The government blames the attacks almost exclusively on the ADF, an Islamist-inspired group whose original goal was to topple the government of neighboring Uganda and replace it with an Islamist one. In the face of military pressure in their home country, the rebels quickly established the mountainous border region between the DRC and Uganda as their base, from which they carried out low-level attacks in both countries. Analysts say that their actions have shown little if any adherence to their professed religious goals and that a range of local and regional interests are driving the recent surge in violence.

A child looks into a ward set aside for injured soldiers at the general hospital in Beni, Democratic Republic of Congo. The army is engaged in a long-running conflict with Ugandan ADF rebels who have killed hundreds in the area since 2014. Tommy Trenchard

A report published earlier this year by the U.N.'s Group of Experts on the Democratic Republic of Congo alleged that elements of the military were in fact supporting the ADF by providing the rebels with arms and ammunition. In earlier reports, the U.N. group suggested army officers were benefiting from timber felled in the rebels' jungle strongholds.

Some of Beni's residents suspect the government is using the chaos in the east as a distraction from a bitter political row over the postponement of elections until 2018. (President Joseph Kabila's legal mandate ran out on December 19.)

Others argue that Rwandan Hutus are driving the violence in the hopes of snatching land traditionally owned by the ethnic Nande group, while others say that neighboring countries are stoking the violence so they can continue to benefit from the flow of gold through ADF areas. The presence of an active jihadi organization has also proved a useful bargaining chip for nearby states looking to bring in foreign military aid.

In a report published last March, the nonprofit Congo Research Group said it had found "extensive evidence indicating that members of the FARDC [the armed forces] have actively participated in massacres."

Many survivors of the killings speak of fighters dressed in the uniform of the national army. Others question why some of the attacks have been allowed to take place within minutes of army bases.

"The soldiers are becoming rebels, and the government is not telling us the truth. They just fire in the air," says Vivuya, echoing a common belief in the town: that the army has been ordered not to fight the rebels.

Beni's mayor, Nyonyi Bwanakawa, denied that the group was receiving support from the government. When Newsweek visited him at his office in downtown Beni, he was surrounded in the atrium by a group of around 40 women, widows of soldiers killed by the ADF who were demanding their unpaid pensions.

Bwanakawa insisted that no members of the military have taken part in the attacks, saying ADF fighters have been stealing uniforms from the soldiers they kill, leading to confusion among the public.

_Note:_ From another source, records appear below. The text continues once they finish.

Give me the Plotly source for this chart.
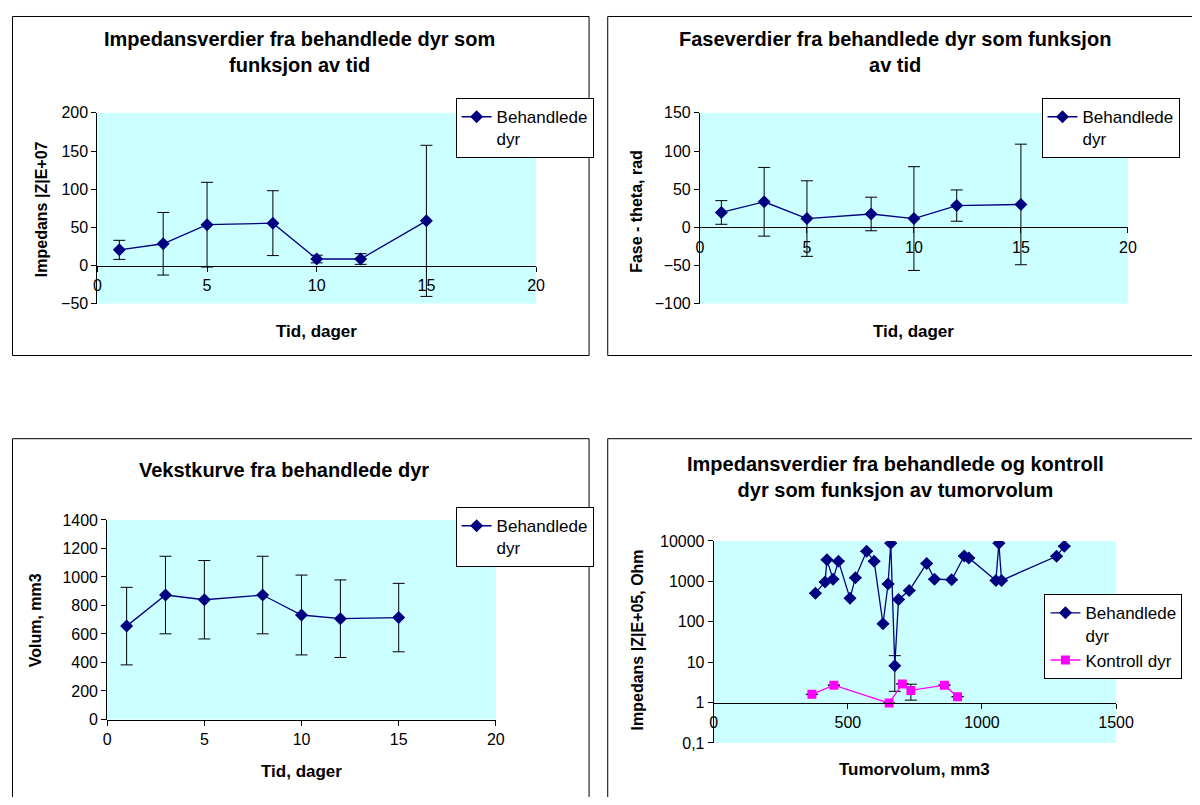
import plotly.graph_objects as go

# page is 1200x805; the default body margin (8px) surrounds the figure
OFF = 8
W, H = 1200 - 2 * OFF, 805 - 2 * OFF

# ---------------- data ----------------
days = [1, 3, 5, 8, 10, 12, 15]
impedance = [20.5, 28.5, 53.5, 55.5, 8.5, 8.5, 58.5]
impedance_err = [12.5, 41, 55.5, 42.5, 5, 7, 99]
phase = [19.5, 33.5, 11.5, 17.5, 11.5, 28.5, 30]
phase_err = [15.5, 45, 49.5, 22, 68, 20.5, 79]
volume = [655, 873, 840, 873, 733, 707, 715]
volume_err = [272, 272, 275, 272, 280, 272, 240]

tumor_vol_treated = [379, 415, 422, 445, 465, 508, 528, 570, 598, 631, 650, 660, 675,
                     689, 729, 794, 823, 887, 934, 951, 1052, 1063, 1073, 1278, 1307]
imp_treated = [510, 960, 3400, 1135, 3160, 380, 1220, 5520, 3160, 89, 860, 8780, 8.2,
               358, 591, 2770, 1135, 1095, 4250, 3800, 1055, 8780, 1055, 4170, 7420]
imp_treated_err = [0, 0, 0, 0, 0, 0, 0, 0, 0, 0, 0, 0, 6.3,
                   0, 0, 0, 0, 0, 0, 0, 0, 0, 0, 0, 0]
tumor_vol_control = [366, 448, 654, 703, 735, 860, 909]
imp_control = [1.6, 2.7, 0.97, 2.9, 2.0, 2.7, 1.4]
imp_control_err = [0, 0, 0, 0, 0.85, 0, 0]

day_ticks = [0, 5, 10, 15, 20]
vol_ticks = [0, 500, 1000, 1500]
log_tickvals = [0.1, 1, 10, 100, 1000, 10000]
log_ticktext = ["0,1", "1", "10", "100", "1000", "10000"]

titles = [
    "Impedansverdier fra behandlede dyr som<br>funksjon av tid",
    "Faseverdier fra behandlede dyr som funksjon<br>av tid",
    "Vekstkurve fra behandlede dyr",
    "Impedansverdier fra behandlede og kontroll<br>dyr som funksjon av tumorvolum",
]
x_titles = ["Tid, dager", "Tid, dager", "Tid, dager", "Tumorvolum, mm3"]
y_titles = ["Impedans |Z|E+07", "Fase - theta, rad", "Volum, mm3", "Impedans |Z|E+05, Ohm"]
name_treated = "Behandlede<br>dyr"
name_control = "Kontroll dyr"

# ---------------- styling helpers ----------------
FONT = "Liberation Sans, Arial, sans-serif"
NAVY = "#000080"
PINK = "#FF00FF"
BG = "#CCFFFF"


def px(x):
    return (x - OFF) / W


def py(y):
    return 1 - (y - OFF) / H


def dx(p0, p1):
    return [px(p0), px(p1)]


def dy(top, bot):
    return [py(bot), py(top)]


fig = go.Figure()

err_style = dict(type="data", color="black", thickness=1, width=6, visible=True)


def treated_trace(x, y, err, xa, ya, leg):
    return go.Scatter(
        x=x, y=y, mode="lines+markers", name=name_treated,
        line=dict(color=NAVY, width=1.3),
        marker=dict(symbol="diamond", size=10, color=NAVY),
        error_y=dict(array=err, **err_style),
        xaxis=xa, yaxis=ya, legend=leg,
    )


fig.add_trace(treated_trace(days, impedance, impedance_err, "x", "y", "legend"))
fig.add_trace(treated_trace(days, phase, phase_err, "x2", "y2", "legend2"))
fig.add_trace(treated_trace(days, volume, volume_err, "x3", "y3", "legend3"))
fig.add_trace(treated_trace(tumor_vol_treated, imp_treated, imp_treated_err, "x4", "y4", "legend4"))
fig.add_trace(go.Scatter(
    x=tumor_vol_control, y=imp_control, mode="lines+markers", name=name_control,
    line=dict(color=PINK, width=1.3),
    marker=dict(symbol="square", size=9, color=PINK),
    error_y=dict(array=imp_control_err, **err_style),
    xaxis="x4", yaxis="y4", legend="legend4",
))

tick_font = dict(family=FONT, size=16, color="black")
axis_common = dict(showgrid=False, zeroline=False, showline=True, linecolor="black",
                   linewidth=1, ticks="outside", ticklen=5, tickcolor="black",
                   tickfont=tick_font)

panels = [
    dict(xd=(95, 542), yd=(107, 302), xr=[0, 20], yr=[-50, 200], ydt=50, cross=0, log=False),
    dict(xd=(709, 1145), yd=(107, 302), xr=[0, 20], yr=[-100, 150], ydt=50, cross=0, log=False),
    dict(xd=(105, 501), yd=(523, 727), xr=[0, 20], yr=[0, 1400], ydt=200, cross=0, log=False),
    dict(xd=(723, 1133), yd=(544.5, 751), xr=[0, 1500], yr=[-1, 4], ydt=None, cross=0, log=True),
]

layout_axes = {}
for i, p in enumerate(panels):
    sfx = "" if i == 0 else str(i + 1)
    ydom = dy(*p["yd"])
    frac = (p["cross"] - p["yr"][0]) / (p["yr"][1] - p["yr"][0])
    pos = ydom[0] + frac * (ydom[1] - ydom[0])
    xa = dict(domain=dx(*p["xd"]), range=p["xr"], anchor="free", position=pos,
              tickvals=vol_ticks if p["log"] else day_ticks, **axis_common)
    ya = dict(domain=ydom, range=p["yr"], anchor="x" + sfx, **axis_common)
    if p["log"]:
        ya.update(type="log", tickvals=log_tickvals, ticktext=log_ticktext)
    else:
        ya.update(dtick=p["ydt"], tick0=0)
    layout_axes["xaxis" + sfx] = xa
    layout_axes["yaxis" + sfx] = ya

fig.update_layout(**layout_axes)

leg_common = dict(xanchor="left", yanchor="top", bgcolor="white", bordercolor="black",
                  borderwidth=1, font=dict(family=FONT, size=17, color="black"),
                  valign="top", tracegroupgap=0, itemwidth=30)
fig.update_layout(
    legend=dict(x=px(460), y=py(92), **leg_common),
    legend2=dict(x=px(1057), y=py(92), **leg_common),
    legend3=dict(x=px(460), y=py(510), **leg_common),
    legend4=dict(x=px(1060), y=py(599), **leg_common),
)

# panel frames (page pixel coords); edges outside the figure run off the page
frames = [(8.5, 8.5, 596, 355), (615, 8.5, 1230, 355), (8.5, 440, 596, 830), (615, 440, 1230, 830)]
shapes = []
for (x0, y0, x1, y1) in frames:
    shapes.append(dict(type="rect", xref="paper", yref="paper", x0=px(x0), x1=px(x1),
                       y0=py(y1), y1=py(y0), line=dict(color="black", width=1),
                       fillcolor="rgba(0,0,0,0)", layer="below"))

annotations = []
title_pos = [(301, 44.5), (908, 44.5), (285, 472), (908, 479)]
xt_pos = [(318, 330), (927, 330), (303, 780), (928, 778)]
yt_pos = [(38, 205), (645, 208), (32, 626), (645, 646)]
for i in range(4):
    annotations.append(dict(text="<b>" + titles[i] + "</b>", x=px(title_pos[i][0]), y=py(title_pos[i][1]),
                            xref="paper", yref="paper", showarrow=False, xanchor="center", yanchor="middle",
                            font=dict(family=FONT, size=20, color="black")))
    annotations.append(dict(text="<b>" + x_titles[i] + "</b>", x=px(xt_pos[i][0]), y=py(xt_pos[i][1]),
                            xref="paper", yref="paper", showarrow=False, xanchor="center", yanchor="middle",
                            font=dict(family=FONT, size=17, color="black")))
    annotations.append(dict(text="<b>" + y_titles[i] + "</b>", x=px(yt_pos[i][0]), y=py(yt_pos[i][1]),
                            xref="paper", yref="paper", showarrow=False, xanchor="center", yanchor="middle",
                            textangle=-90, font=dict(family=FONT, size=16, color="black")))

fig.update_layout(
    width=W, height=H, margin=dict(l=0, r=0, t=0, b=0),
    paper_bgcolor="white", plot_bgcolor=BG,
    font=dict(family=FONT, color="black"),
    shapes=shapes, annotations=annotations, showlegend=True,
)

fig.write_html("out.html", config={"displayModeBar": False})
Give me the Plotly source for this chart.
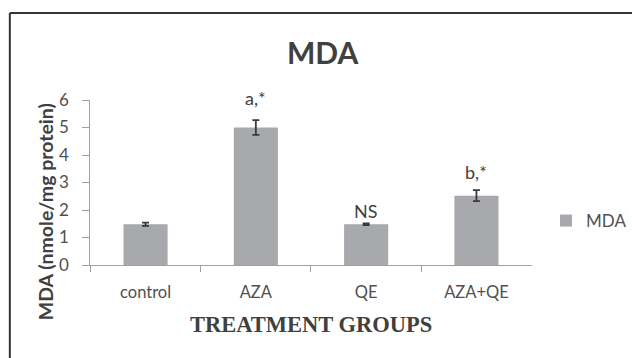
import plotly.graph_objects as go

categories = ["control", "AZA", "QE", "AZA+QE"]
mda_values = [1.48, 5.0, 1.48, 2.52]
mda_errors = [0.06, 0.27, 0.03, 0.2]
labels = ["", "a,*", "NS", "b,*"]
y_ticks = [0, 1, 2, 3, 4, 5, 6]

W, H = 632, 358
X0, X1 = 92, 541     # plot area in pixels
Y0, Y1 = 100, 265

def px_x(x):
    return x / W

def px_y(y):
    return 1 - y / H

label_shift = [0, 22, 12, 18]

fig = go.Figure()
fig.add_trace(go.Bar(
    x=categories, y=mda_values, name="MDA",
    marker=dict(color="#A8A9AD", line=dict(width=0)),
    error_y=dict(type="data", array=mda_errors, visible=True,
                 color="#3A3A3A", thickness=1.8, width=3.5),
    showlegend=True,
))

for c, v, e, lab, s in zip(categories, mda_values, mda_errors, labels, label_shift):
    if lab:
        fig.add_annotation(x=c, y=v + e, text=lab, showarrow=False,
                           xanchor="center", yanchor="middle", yshift=s,
                           font=dict(family="Lato, Open Sans, sans-serif", size=18, color="#404040"))

fig.add_annotation(xref="paper", yref="paper", x=px_x(328), y=px_y(52),
                   xanchor="center", yanchor="middle",
                   text="<b>MDA</b>", showarrow=False,
                   font=dict(family="Lato, Open Sans, sans-serif", size=30, color="#404040"))
fig.add_annotation(xref="paper", yref="paper", x=px_x(316.5), y=px_y(324),
                   xanchor="center", yanchor="middle",
                   text="<b>TREATMENT GROUPS</b>", showarrow=False,
                   font=dict(family="Liberation Serif, Times New Roman, serif", size=22.5, color="#404040"))
fig.add_annotation(xref="paper", yref="paper", x=px_x(46), y=px_y(212),
                   xanchor="center", yanchor="middle",
                   text="<b>MDA (nmole/mg protein)</b>", showarrow=False, textangle=-90,
                   font=dict(family="Lato, Open Sans, sans-serif", size=19.5, color="#404040"))

# outer frame
fig.add_shape(type="line", xref="paper", yref="paper",
              x0=px_x(10), x1=px_x(650), y0=px_y(13), y1=px_y(13),
              line=dict(color="#333333", width=2))
fig.add_shape(type="line", xref="paper", yref="paper",
              x0=px_x(10), x1=px_x(10), y0=px_y(13), y1=px_y(380),
              line=dict(color="#333333", width=2))

fig.update_layout(
    width=W, height=H,
    margin=dict(l=0, r=0, t=0, b=0),
    paper_bgcolor="white", plot_bgcolor="white",
    bargap=0.6,
    font=dict(family="Lato, Open Sans, sans-serif", color="#595959"),
    xaxis=dict(domain=[X0 / W, X1 / W], automargin=False,
               showline=True, linecolor="#A0A0A0", linewidth=1,
               ticks="outside", tickson="boundaries", ticklen=6, tickcolor="#A0A0A0",
               ticklabelstandoff=12,
               tickfont=dict(size=16.5, color="#505050"), showgrid=False),
    yaxis=dict(domain=[1 - Y1 / H, 1 - Y0 / H], automargin=False,
               range=[0, 6], tickvals=y_ticks, showline=True, linecolor="#A0A0A0",
               linewidth=1, ticks="outside", ticklen=7, tickcolor="#A0A0A0",
               ticklabelstandoff=10,
               tickfont=dict(size=17, color="#505050"), showgrid=False, zeroline=False),
    legend=dict(x=px_x(556), y=px_y(221), xanchor="left", yanchor="middle",
                font=dict(size=17, color="#505050"), bgcolor="rgba(0,0,0,0)"),
)

fig.write_html("out.html", config={"displayModeBar": False},
               post_script="document.body.style.margin='0';")
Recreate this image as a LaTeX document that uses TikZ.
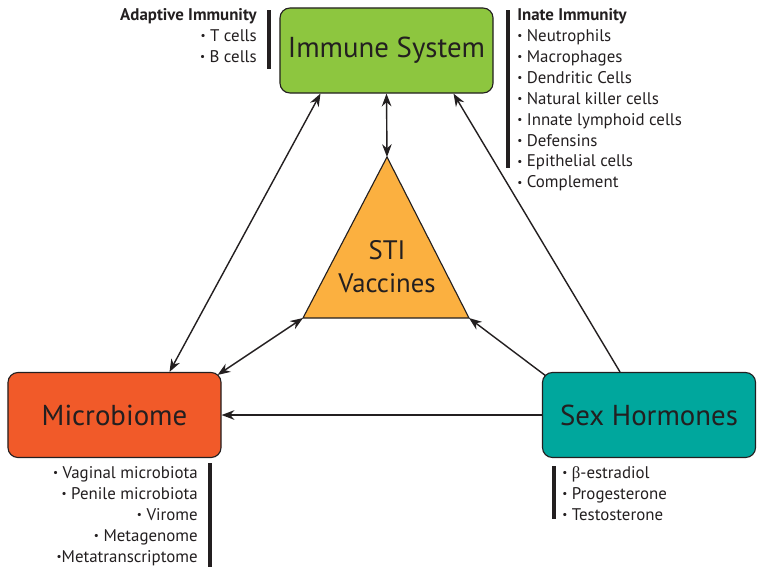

He added that the government changed the design of its soldiers' uniforms in August to help avoid false identification of soldiers.

For Kahendo, sitting in a friend's living room on the outskirts of Beni, the identity of the men who killed her children barely matters. She now lives in permanent fear.

"The government should prevent these attacks. Living on the outside of town, we are always afraid," she says, her hands trembling. "And they should support the victims. But they have done nothing."